Flink-1.5.6 源码分析-----main方法转换为dag的流程

版权声明:本文为博主原创文章,遵循 CC 4.0 BY-SA 版权协议,转载请附上原文出处链接和本声明。
本文链接: https://blog.csdn.net/u013501457/article/details/89632278

目录

1.execute启动时,如何知道要执行哪些DataStream

2.flink是怎么按照上下游执行DataStream的

总结


用于记录自己学习flink整套流程的一篇博客,本文主要讨论,flink的一个job中,多个stream转化为dag的大致步骤

以org.apache.flink.streaming.examples.wordcount.WordCount为例

贴一张 stream转为dag执行的流程图

大体就是 

Stream->StreamGraph->JobGraph->ExecutionGraph->物理执行

一.客户端编写flink代码的过程

  • 1.StreamExecutionEnvironment 流运行环境(注:这个流运行环境类是干什么的,当前我们还不清楚)
    • 1.1获得StreamExecutionEnvironment
    • 1.2 指定StreamExecutionEnvironment的一些配置,例如并行度,checkpoint等
  • 2.DataStream数据流相关
    • 2.1创建DataStreamSource数据输入流
    • 2.2以source为开头,通过算子创建下游的DataStream
    • 2.3最后的下游DataStream指想输出流DataStreamSink
  • 3.懒执行 env.execute 启动流任务

总结一下,.我们获得了StreamExecutionEnvironment,我们也创建了DataStream和相关算子操作,最后执行的是StreamExecutionEnvironment.execute,那么有几个简单问题:

  1. StreamExecutionEnvironment怎么获得我们写在main方法里的DataStream的,我们并没有将DataStream加入到StreamExecutionEnvironment中,那execute启动时,如何知道要执行哪些DataStream呢?
  2. flink是怎么按照上下游执行DataStream的?

带着2个基本的问题,我们开始调试源码。

注:调试过程不会按照代码顺序执行,为什么这样呢?因为看过源码的人都知道,你一点点去看所有的源码,最后的结果是栈溢出,什么都看不懂,所以,在这里我的目的不是去详细分析代码的内容,是去解答上面的问题,一点点从问题本身深入,所以顺着问题回去找答案,这样的思路可以弄清楚我们的问题。

二.flink执行job的过程

1.execute启动时,如何知道要执行哪些DataStream

先查看execute   StreamExecutionEnvironment.getExecutionEnvironment()返回一个LocalStreamEnvironment对象,查看LocalStreamEnvironment.execute()

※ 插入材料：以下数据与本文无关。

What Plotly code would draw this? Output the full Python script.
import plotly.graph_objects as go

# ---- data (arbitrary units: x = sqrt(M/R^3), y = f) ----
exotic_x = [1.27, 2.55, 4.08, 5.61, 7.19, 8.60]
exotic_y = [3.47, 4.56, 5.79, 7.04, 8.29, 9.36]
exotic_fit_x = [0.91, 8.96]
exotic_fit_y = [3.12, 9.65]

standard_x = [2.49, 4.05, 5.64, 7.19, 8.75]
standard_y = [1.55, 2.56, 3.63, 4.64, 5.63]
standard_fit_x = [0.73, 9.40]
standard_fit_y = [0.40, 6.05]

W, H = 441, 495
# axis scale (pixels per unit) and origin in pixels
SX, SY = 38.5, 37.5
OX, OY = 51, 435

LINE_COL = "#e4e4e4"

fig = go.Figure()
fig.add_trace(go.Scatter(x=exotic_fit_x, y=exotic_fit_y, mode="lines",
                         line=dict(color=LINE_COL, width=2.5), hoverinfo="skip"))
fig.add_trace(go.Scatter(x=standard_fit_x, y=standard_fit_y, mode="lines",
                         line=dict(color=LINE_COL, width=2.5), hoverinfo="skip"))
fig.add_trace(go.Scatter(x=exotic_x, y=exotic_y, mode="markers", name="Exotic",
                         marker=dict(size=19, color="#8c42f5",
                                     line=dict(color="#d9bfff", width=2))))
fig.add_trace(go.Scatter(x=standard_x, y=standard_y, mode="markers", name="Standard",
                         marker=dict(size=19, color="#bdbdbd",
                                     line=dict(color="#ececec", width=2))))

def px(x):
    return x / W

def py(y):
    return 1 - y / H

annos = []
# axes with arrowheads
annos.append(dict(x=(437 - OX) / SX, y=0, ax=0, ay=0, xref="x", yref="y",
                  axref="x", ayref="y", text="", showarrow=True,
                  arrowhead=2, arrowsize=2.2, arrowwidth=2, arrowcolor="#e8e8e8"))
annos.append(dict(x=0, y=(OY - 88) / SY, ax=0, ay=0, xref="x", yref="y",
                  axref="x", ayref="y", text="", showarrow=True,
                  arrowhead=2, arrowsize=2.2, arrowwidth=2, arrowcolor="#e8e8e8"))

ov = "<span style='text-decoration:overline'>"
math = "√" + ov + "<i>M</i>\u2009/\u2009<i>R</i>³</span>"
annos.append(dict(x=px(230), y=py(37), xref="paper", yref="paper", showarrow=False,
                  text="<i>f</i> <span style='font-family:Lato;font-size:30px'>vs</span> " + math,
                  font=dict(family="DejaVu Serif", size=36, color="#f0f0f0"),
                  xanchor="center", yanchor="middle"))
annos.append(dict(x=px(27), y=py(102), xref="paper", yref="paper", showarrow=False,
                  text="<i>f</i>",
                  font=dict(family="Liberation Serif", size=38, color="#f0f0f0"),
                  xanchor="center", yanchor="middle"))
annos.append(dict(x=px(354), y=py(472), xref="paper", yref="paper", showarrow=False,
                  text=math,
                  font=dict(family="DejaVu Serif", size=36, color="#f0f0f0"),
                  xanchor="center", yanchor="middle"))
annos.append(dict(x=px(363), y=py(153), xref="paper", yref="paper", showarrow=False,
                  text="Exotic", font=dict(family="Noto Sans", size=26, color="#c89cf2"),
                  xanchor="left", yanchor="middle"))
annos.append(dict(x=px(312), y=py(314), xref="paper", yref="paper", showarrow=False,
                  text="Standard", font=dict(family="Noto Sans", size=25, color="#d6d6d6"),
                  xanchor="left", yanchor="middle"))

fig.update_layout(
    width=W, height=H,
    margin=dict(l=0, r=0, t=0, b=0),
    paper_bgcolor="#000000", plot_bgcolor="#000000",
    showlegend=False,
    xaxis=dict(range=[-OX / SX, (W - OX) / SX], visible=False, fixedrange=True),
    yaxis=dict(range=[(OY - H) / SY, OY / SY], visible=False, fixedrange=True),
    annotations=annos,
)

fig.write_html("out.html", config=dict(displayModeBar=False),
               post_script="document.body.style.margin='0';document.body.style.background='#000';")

public JobExecutionResult execute(String jobName) throws Exception {
    // 转换stream 为 StreamGraph
    StreamGraph streamGraph = getStreamGraph();

首先将stream 转化为 StreamGraph,

    protected final List<StreamTransformation<?>> transformations = new ArrayList<>();    
    public StreamGraph getStreamGraph() {
	if (transformations.size() <= 0) {
		throw new IllegalStateException("No operators defined in streaming topology. Cannot execute.");
		}
	return StreamGraphGenerator.generate(this, transformations);
    }

通过debug可以看出,transformations.size = 3 :

  • OneInputTransformation{id=2, name='Flat Map', outputType=Java Tuple2<String, Integer>, parallelism=4}
  • OneInputTransformation{id=4, name='Keyed Aggregation', outputType=Java Tuple2<String, Integer>, parallelism=4}
  • SinkTransformation{id=5, name='Print to Std. Out', outputType=GenericType<java.lang.Object>, parallelism=4}

说明这个时候Stream已经在StreamExecutionEnvironment中了,那么stream是什么时候加入transformations的呢?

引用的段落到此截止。